Which is why I would suggest adding raisins.  With raisins, this recipe would be a million times better.  Without raisins, I wouldn't make it again (although I have eaten every last one of these...)

(Note: I didn't make the icing because I'm not a huge fan of coconut oil.  That might make the rolls better, if you like the coconut flavor.)

  • 1 3/4 cup almond flour
  • 1/4 cup coconut flour
  • 1/4 cup of raisins
  • 4 tablespoons butter (room temperature)
  • 1/4 teaspoon baking soda
  • 1/4 teaspoon salt
  • 2 large eggs
  • 1 tablespoon honey
  • 1 tablespoon cinnamon
  • 2-4 tablespoons honey
  • 1/4 cup Coconut manna/butter (Melted)
  • 1/2 teaspoon Vanilla
  • 2 tablespoons Coconut oil (Melted)
  1. Preheat oven to 350.
  2. Combine flour, baking soda, and salt in a bowl. Mix.

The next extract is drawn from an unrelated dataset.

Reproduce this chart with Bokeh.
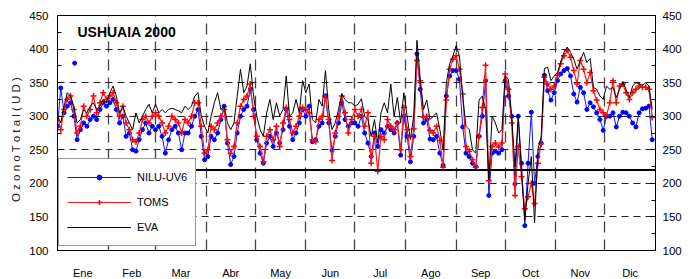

  3. Add eggs and honey to the bowl. Mix.
  4. Add butter and mix it well, until a ball of dough forms.
  5. Using two Silpats (or two pieces of greased parchment paper) on either side of the dough, roll the ball into a 1/4-inch-thick rectangle.
  6. Remove the top Silpat or parchment paper and sprinkle the dough liberally with cinnamon. 
  7. Drizzle with honey.
  8. Scatter raisins evenly over the dough.
  9. Using the Silpat/parchment paper, roll the dough into a log.  Go slowly and repair any cracks along the way.  (Seriously, use the Silpat/paper! It's really helpful because it doesn't stick as much as fingers.)
  10. Cut the log into 1.5-inch rolls and place each on a greased baking sheet.
  11. Bake at 350 for about 15 minutes.
  12. Melt the manna and coconut oil. Mix with honey and vanilla.  Allow it to cool a bit so that it hardens on the rolls.